The time difference with the United States can become a detail or a problem, depending on the organization. Attractive properties do not always remain available through several rounds of back-and-forth. You therefore need clear decision-making windows, identified contacts, and a short validation chain.

Taxation, compliance, and fund transfers

An international purchase always involves two sensitive questions: where the funds come from, and how the transaction will be treated for tax purposes. Even with a simple file, you should expect a high level of traceability. Banks and involved professionals will want to understand the source of funds and the transfer structure.

Taxation depends on your status, the nature of the property, its intended use, and sometimes your personal timeline. It should neither be dramatized nor improvised. A bad tax surprise is not as easy to fix as a failed price negotiation.

If you are a buyer based in the United States and targeting Israeli real estate, the healthiest approach is to validate tax and compliance points early, not the day before signing.
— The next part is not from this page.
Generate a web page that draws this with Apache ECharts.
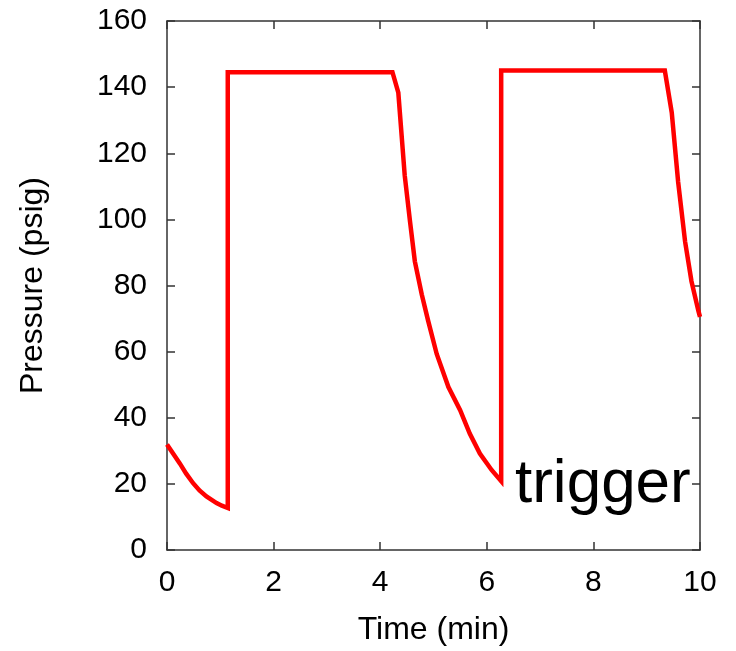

This is also where a simple and responsive support tool like Yoori can help quickly clarify the market, the areas, and the first steps of the process.

How to buy from the United States with less friction

The safest way to move forward is to reduce unknowns one by one. Start with a realistic budget, then lock in your documents, your financing method, and your search criteria. Only then should you compare properties and begin the checks. This order may seem basic, but it prevents most costly blockages.

You should also accept that buying remotely requires a little more method, but not necessarily more complexity. A well-framed project can move quickly. A poorly prepared project may seem simple at first, then become complicated just when you thought you were close to the finish line.

The right purchase is not the one that makes you rush. It is the one that allows you to decide with enough information, early enough, to turn an opportunity into a solid transaction. If you keep this logic, distance becomes a parameter to manage, not an obstacle that dictates your project.